Men sometimes resent feminism for being primarily about women. And feminists (mostly women but also some men) are quick to point out the ways in which the emphasis on women fits the facts: masculinity continues to carry with it social privilege; femininity, not so much. But feminists also insist that rigid gender norms (e.g. the assumption that certain behaviors and forms of dress are “for” men and others “for” women) hurt women and men. So I thought I’d say a little something about the oppression of men.

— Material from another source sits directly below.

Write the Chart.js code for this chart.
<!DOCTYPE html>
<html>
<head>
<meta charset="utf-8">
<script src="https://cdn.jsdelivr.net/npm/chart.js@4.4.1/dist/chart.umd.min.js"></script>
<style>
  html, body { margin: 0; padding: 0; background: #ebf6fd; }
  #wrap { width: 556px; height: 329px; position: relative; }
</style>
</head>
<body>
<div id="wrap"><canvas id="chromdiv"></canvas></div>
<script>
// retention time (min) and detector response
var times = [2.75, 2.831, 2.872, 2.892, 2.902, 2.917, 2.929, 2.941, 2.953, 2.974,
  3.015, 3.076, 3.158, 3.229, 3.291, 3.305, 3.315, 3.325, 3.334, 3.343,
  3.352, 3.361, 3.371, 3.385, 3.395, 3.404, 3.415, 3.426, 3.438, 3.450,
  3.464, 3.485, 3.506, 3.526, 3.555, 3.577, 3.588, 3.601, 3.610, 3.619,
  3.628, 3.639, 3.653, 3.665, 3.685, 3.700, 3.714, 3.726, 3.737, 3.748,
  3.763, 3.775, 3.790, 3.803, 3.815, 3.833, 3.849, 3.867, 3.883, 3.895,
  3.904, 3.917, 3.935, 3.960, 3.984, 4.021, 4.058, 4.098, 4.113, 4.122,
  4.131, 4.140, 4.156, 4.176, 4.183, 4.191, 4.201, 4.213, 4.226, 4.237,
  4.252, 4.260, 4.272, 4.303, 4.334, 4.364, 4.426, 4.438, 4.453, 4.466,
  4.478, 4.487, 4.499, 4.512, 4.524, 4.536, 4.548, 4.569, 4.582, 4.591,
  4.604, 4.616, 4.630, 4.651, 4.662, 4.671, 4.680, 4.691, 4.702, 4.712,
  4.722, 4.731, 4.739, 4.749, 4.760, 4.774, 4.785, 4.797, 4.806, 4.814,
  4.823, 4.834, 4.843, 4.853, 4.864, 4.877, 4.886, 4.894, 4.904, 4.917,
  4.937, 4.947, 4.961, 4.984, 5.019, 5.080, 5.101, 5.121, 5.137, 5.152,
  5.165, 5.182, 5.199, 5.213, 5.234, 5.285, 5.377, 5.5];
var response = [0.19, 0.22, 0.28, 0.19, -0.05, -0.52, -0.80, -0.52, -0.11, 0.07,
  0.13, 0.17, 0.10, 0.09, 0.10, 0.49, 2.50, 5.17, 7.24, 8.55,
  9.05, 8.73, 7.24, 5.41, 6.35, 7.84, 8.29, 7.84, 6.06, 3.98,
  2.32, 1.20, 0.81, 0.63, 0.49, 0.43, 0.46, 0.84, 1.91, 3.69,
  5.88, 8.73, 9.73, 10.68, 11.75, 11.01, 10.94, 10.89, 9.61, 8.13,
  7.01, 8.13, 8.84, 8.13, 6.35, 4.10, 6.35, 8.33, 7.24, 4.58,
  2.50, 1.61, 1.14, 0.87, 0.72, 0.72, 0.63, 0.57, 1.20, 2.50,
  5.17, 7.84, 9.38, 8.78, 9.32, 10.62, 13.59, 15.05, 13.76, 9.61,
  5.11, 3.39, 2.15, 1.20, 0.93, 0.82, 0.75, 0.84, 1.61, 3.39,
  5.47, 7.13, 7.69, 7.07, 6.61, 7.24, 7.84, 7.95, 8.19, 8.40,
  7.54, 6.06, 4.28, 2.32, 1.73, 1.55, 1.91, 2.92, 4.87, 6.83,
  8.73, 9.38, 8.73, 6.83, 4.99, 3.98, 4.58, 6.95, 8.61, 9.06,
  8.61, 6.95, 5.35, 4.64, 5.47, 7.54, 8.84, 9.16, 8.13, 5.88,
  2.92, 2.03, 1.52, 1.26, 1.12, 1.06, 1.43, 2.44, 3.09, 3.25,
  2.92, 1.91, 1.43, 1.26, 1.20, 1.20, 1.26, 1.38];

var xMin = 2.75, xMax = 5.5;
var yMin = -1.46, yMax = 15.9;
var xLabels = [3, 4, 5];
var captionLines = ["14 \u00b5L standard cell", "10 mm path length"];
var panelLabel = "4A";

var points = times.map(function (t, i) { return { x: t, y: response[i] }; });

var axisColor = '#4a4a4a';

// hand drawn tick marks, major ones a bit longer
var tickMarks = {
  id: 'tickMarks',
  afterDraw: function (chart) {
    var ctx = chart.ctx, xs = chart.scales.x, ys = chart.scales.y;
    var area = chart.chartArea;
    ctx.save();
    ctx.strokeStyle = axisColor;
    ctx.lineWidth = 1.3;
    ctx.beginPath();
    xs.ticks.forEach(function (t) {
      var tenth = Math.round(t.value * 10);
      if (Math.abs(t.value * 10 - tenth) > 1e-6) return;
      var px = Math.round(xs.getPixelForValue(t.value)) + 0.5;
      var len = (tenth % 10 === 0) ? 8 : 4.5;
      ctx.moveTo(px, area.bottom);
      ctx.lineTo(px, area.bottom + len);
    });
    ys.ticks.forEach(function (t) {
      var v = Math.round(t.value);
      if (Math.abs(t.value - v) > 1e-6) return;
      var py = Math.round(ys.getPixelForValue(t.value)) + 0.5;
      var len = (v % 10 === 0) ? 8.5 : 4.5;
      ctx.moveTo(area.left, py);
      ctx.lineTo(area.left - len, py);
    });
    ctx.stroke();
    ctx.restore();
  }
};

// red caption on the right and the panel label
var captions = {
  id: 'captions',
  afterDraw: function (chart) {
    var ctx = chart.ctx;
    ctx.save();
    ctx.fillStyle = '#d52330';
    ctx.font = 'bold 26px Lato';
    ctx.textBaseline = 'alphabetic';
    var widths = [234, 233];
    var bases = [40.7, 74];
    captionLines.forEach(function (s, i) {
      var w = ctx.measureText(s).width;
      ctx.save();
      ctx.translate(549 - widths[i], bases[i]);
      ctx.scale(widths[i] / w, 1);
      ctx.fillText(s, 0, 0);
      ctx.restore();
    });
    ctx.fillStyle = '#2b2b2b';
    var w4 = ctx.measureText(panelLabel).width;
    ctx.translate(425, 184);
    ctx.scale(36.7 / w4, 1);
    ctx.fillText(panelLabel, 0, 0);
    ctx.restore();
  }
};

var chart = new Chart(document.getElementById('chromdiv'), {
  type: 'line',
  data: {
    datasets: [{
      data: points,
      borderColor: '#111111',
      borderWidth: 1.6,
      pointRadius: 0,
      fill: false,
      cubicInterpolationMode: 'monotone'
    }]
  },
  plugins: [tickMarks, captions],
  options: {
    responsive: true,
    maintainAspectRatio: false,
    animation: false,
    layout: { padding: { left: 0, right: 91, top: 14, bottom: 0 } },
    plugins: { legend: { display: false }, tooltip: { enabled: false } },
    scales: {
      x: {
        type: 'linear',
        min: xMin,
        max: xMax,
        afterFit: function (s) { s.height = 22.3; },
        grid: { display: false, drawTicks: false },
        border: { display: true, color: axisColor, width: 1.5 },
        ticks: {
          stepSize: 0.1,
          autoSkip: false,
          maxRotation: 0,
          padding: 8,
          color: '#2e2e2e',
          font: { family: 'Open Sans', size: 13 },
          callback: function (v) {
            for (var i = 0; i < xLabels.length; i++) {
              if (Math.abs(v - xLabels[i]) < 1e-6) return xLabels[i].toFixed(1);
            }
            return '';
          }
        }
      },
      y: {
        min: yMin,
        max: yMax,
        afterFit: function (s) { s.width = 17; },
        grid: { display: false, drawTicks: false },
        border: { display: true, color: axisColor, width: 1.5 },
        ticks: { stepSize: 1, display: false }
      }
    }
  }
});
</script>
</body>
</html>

Many straight men despise homosexuality or even the hint of homosexuality. This is why the label “homophobia” gets at an important truth: rejection of the social acceptability of same-sex attraction is often (not always) rooted at a deep, nonrational, visceral level (see my discussion here). In the small town where my in-laws live, my long hair invites odd comments, even though my gender performance is mostly, boringly even, masculine. If I wore heels, had a more “feminine” figure, spoke with a higher-pitched voice, didn’t have facial hair, and so on… I would honestly feel unsafe. I would feel unsafe in my in-laws’ town. I would feel unsafe outside certain bars. At night. Out running. And probably in a variety of other situations too. I would feel as unsafe as many women feel, every day of their lives (perhaps more so?–I don’t know).

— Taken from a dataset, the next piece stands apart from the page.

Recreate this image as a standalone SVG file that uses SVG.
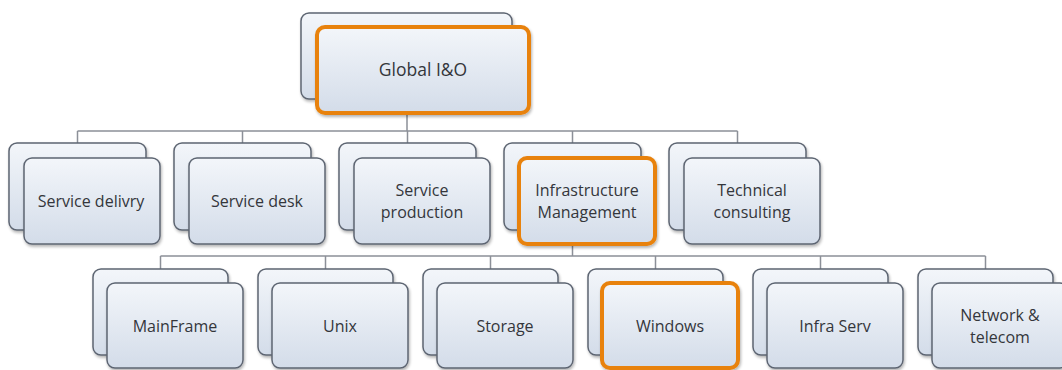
<svg xmlns="http://www.w3.org/2000/svg" width="1062" height="370" viewBox="0 0 1062 370">
<defs>
<linearGradient id="g" x1="0" y1="0" x2="0" y2="1">
<stop offset="0" stop-color="#f3f6fa"/>
<stop offset="1" stop-color="#d3dce9"/>
</linearGradient>
<filter id="sh" x="-10%" y="-10%" width="125%" height="130%">
<feGaussianBlur in="SourceAlpha" stdDeviation="1.5"/>
<feOffset dx="1" dy="2" result="b"/>
<feComponentTransfer><feFuncA type="linear" slope="0.3"/></feComponentTransfer>
<feMerge><feMergeNode/><feMergeNode in="SourceGraphic"/></feMerge>
</filter>
</defs>
<style>
.bx{fill:url(#g);stroke:#5d6572;stroke-width:1.5;filter:url(#sh)}
.hi{fill:url(#g);stroke:#e8820e;stroke-width:4;filter:url(#sh)}
.t{font-family:"Open Sans","Liberation Sans",sans-serif;font-size:16px;fill:#34363b;text-anchor:middle}
.c{fill:none;stroke:#8c9098;stroke-width:1.5}
</style>
<rect width="1062" height="370" fill="#ffffff"/>
<g id="connectors">
<path class="c" d="M407 113V131M77.5 131H737.5M77.5 131V143M242.5 131V143M407.5 131V143M572.5 131V143M737.5 131V143"/>
<path class="c" d="M572.5 244V256M160.5 256H985.5M160.5 256V269M325.5 256V269M490.5 256V269M655.5 256V269M820.5 256V269M985.5 256V269"/>
</g>
<g id="global">
<rect class="bx" x="301" y="13" width="211" height="86" rx="8"/>
<rect class="hi" x="317" y="27" width="212" height="86" rx="8"/>
<text class="t" x="423" y="76" style="font-size:17.5px">Global I&amp;O</text>
</g>
<g id="service-delivry">
<rect class="bx" x="9" y="143" width="137" height="87" rx="8"/>
<rect class="bx" x="24" y="158" width="136" height="86" rx="8"/>
<text class="t" x="91" y="207">Service delivry</text>
</g>
<g id="service-desk">
<rect class="bx" x="174" y="143" width="137" height="87" rx="8"/>
<rect class="bx" x="189" y="158" width="136" height="86" rx="8"/>
<text class="t" x="257" y="207">Service desk</text>
</g>
<g id="service-production">
<rect class="bx" x="339" y="143" width="137" height="87" rx="8"/>
<rect class="bx" x="354" y="158" width="136" height="86" rx="8"/>
<text class="t" x="422" y="196">Service</text>
<text class="t" x="422" y="218">production</text>
</g>
<g id="infrastructure-management">
<rect class="bx" x="504" y="143" width="137" height="87" rx="8"/>
<rect class="hi" x="519" y="158" width="136" height="86" rx="8"/>
<text class="t" x="587" y="196">Infrastructure</text>
<text class="t" x="587" y="218">Management</text>
</g>
<g id="technical-consulting">
<rect class="bx" x="669" y="143" width="137" height="87" rx="8"/>
<rect class="bx" x="684" y="158" width="136" height="86" rx="8"/>
<text class="t" x="752" y="196">Technical</text>
<text class="t" x="752" y="218">consulting</text>
</g>
<g id="mainframe">
<rect class="bx" x="93" y="269" width="135" height="86" rx="8"/>
<rect class="bx" x="107" y="283" width="136" height="85" rx="8"/>
<text class="t" x="175" y="332">MainFrame</text>
</g>
<g id="unix">
<rect class="bx" x="258" y="269" width="135" height="86" rx="8"/>
<rect class="bx" x="272" y="283" width="136" height="85" rx="8"/>
<text class="t" x="340" y="332">Unix</text>
</g>
<g id="storage">
<rect class="bx" x="423" y="269" width="135" height="86" rx="8"/>
<rect class="bx" x="437" y="283" width="136" height="85" rx="8"/>
<text class="t" x="505" y="332">Storage</text>
</g>
<g id="windows">
<rect class="bx" x="588" y="269" width="135" height="86" rx="8"/>
<rect class="hi" x="602" y="283" width="136" height="85" rx="8"/>
<text class="t" x="670" y="332">Windows</text>
</g>
<g id="infra-serv">
<rect class="bx" x="753" y="269" width="135" height="86" rx="8"/>
<rect class="bx" x="767" y="283" width="136" height="85" rx="8"/>
<text class="t" x="835" y="332">Infra Serv</text>
</g>
<g id="network-telecom">
<rect class="bx" x="918" y="269" width="135" height="86" rx="8"/>
<rect class="bx" x="932" y="283" width="136" height="85" rx="8"/>
<text class="t" x="1000" y="321">Network &amp;</text>
<text class="t" x="1000" y="343">telecom</text>
</g>
</svg>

Let’s be clear, it is one thing to be non-conforming–to be goth, punk, or whatever, even to walk around barefoot–and it is quite another to be gender-non-conforming. Walk around barefoot or dressed in black, and you will probably get strange looks and funny or rude comments. Some businesses might even kick you out. This is especially true in non-urban settings, but city dwellers have their prejudices too. But cross-dressing takes it to a whole new level. So rigid conceptions of masculinity are enforced to a greater degree than other social conventions. Of course, being a gay man is not the same thing as being a man dressed like a woman. But being a man dressed like a woman nevertheless invites (in our culture) homophobic violence. And gay men who aren’t “visibly” gay in virtue of their gender performance are still only safe in such contexts to the extent that they refrain from “acting” gay (flirting with that cute guy at the coffee shop, say, or holding hands with their partner).

And so the conception of masculinity that prevails in American culture is rigid. Stifling. And, as far as I can tell, what keeps the box so narrow and confining is homophobia. I don’t think it’s misogyny, at least not in any clear way, because straight men have their ways of appreciating women (provided they act straight enough, I suppose). But if a man acts or talks or dresses like a woman, all homophobic hell breaks loose.

Well, as a humanist, I find narrow conceptions of masculinity oppressive, stifling, and wholly unnecessary. And I’m a straight, cisgendered dude. The oppressiveness of this box is all the more evident, I suppose, to men who are less conventional than I am.

So let’s all do humanity a favor. Let’s chill out about gender norms. Deal?